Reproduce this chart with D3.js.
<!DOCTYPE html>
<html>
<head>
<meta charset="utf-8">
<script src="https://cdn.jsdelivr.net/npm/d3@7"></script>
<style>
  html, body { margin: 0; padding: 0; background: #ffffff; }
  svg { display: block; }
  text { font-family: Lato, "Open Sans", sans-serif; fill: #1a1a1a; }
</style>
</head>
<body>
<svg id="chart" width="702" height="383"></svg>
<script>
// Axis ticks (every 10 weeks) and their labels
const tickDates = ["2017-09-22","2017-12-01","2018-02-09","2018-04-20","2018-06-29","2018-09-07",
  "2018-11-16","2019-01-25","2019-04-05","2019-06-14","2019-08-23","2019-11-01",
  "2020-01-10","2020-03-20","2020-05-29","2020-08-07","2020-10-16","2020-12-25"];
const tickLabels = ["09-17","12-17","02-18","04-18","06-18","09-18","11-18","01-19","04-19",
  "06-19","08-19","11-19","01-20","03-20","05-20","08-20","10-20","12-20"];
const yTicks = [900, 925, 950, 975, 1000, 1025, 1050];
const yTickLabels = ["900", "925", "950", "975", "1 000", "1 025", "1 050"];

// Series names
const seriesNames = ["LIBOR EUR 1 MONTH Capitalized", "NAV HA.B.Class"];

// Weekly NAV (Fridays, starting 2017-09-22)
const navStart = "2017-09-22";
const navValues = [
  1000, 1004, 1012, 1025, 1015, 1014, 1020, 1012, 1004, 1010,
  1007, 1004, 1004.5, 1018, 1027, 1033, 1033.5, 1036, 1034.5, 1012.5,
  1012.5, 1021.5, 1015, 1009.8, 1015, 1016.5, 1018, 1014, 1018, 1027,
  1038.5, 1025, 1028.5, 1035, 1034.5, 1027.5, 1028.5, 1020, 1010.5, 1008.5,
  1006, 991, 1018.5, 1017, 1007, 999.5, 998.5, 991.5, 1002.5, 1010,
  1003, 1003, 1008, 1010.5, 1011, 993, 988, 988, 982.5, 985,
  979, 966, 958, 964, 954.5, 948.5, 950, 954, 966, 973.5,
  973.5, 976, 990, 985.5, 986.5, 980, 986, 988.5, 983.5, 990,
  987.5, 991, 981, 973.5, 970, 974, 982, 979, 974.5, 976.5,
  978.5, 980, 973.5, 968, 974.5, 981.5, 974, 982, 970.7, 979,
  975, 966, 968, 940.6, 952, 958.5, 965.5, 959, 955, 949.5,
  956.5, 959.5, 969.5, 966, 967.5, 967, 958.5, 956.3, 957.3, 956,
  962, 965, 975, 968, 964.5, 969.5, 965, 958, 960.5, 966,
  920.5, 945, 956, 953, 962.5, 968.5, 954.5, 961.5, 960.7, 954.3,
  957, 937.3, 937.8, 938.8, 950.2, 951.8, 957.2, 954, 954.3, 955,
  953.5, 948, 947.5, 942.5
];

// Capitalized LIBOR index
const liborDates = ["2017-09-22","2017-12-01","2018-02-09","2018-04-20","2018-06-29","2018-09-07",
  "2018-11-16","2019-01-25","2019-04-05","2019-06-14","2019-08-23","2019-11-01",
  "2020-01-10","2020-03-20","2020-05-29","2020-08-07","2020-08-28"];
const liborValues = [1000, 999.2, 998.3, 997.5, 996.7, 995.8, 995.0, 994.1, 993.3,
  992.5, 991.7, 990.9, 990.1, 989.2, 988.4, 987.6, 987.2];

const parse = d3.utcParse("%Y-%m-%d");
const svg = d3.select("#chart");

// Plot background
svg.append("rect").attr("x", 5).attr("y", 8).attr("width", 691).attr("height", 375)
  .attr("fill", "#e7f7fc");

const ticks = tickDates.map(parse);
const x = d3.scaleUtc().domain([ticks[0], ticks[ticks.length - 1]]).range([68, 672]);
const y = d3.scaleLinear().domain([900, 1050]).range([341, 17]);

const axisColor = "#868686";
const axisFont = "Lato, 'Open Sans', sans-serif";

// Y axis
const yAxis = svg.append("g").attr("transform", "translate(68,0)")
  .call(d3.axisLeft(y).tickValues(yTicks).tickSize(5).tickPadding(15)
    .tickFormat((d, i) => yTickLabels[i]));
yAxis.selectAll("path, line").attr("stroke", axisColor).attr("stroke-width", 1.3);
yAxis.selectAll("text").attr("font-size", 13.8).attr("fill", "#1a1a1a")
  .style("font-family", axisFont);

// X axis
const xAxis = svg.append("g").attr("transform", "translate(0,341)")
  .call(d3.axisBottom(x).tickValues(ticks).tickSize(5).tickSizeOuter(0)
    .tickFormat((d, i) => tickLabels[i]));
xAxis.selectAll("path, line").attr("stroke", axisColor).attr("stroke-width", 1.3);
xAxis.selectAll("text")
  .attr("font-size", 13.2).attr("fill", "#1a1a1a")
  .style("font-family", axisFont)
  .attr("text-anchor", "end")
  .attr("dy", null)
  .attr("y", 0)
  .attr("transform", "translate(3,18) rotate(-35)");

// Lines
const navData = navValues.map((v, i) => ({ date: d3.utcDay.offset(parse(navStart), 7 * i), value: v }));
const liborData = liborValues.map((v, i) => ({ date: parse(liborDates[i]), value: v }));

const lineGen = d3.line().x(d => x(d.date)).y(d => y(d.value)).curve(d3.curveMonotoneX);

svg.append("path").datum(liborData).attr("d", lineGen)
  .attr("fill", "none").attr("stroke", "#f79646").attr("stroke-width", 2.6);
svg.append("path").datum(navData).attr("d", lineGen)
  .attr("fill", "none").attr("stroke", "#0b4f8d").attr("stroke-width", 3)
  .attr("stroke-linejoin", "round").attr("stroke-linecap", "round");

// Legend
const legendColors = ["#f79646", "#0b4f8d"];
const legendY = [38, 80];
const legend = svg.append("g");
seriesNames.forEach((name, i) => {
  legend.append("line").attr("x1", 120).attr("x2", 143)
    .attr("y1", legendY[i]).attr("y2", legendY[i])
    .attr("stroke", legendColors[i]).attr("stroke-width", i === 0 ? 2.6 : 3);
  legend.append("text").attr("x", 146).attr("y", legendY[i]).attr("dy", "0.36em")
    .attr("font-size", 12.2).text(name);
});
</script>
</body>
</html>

+ + +

WHAT IS BEING ASKED: Print, please, the lines above from the very first through the one that holds "EUR 1 MONTH", both included, word for word and with nothing else.

OUTPUT BELOW:
Reproduce this chart with D3.js.
<!DOCTYPE html>
<html>
<head>
<meta charset="utf-8">
<script src="https://cdn.jsdelivr.net/npm/d3@7"></script>
<style>
  html, body { margin: 0; padding: 0; background: #ffffff; }
  svg { display: block; }
  text { font-family: Lato, "Open Sans", sans-serif; fill: #1a1a1a; }
</style>
</head>
<body>
<svg id="chart" width="702" height="383"></svg>
<script>
// Axis ticks (every 10 weeks) and their labels
const tickDates = ["2017-09-22","2017-12-01","2018-02-09","2018-04-20","2018-06-29","2018-09-07",
  "2018-11-16","2019-01-25","2019-04-05","2019-06-14","2019-08-23","2019-11-01",
  "2020-01-10","2020-03-20","2020-05-29","2020-08-07","2020-10-16","2020-12-25"];
const tickLabels = ["09-17","12-17","02-18","04-18","06-18","09-18","11-18","01-19","04-19",
  "06-19","08-19","11-19","01-20","03-20","05-20","08-20","10-20","12-20"];
const yTicks = [900, 925, 950, 975, 1000, 1025, 1050];
const yTickLabels = ["900", "925", "950", "975", "1 000", "1 025", "1 050"];

// Series names
const seriesNames = ["LIBOR EUR 1 MONTH Capitalized", "NAV HA.B.Class"];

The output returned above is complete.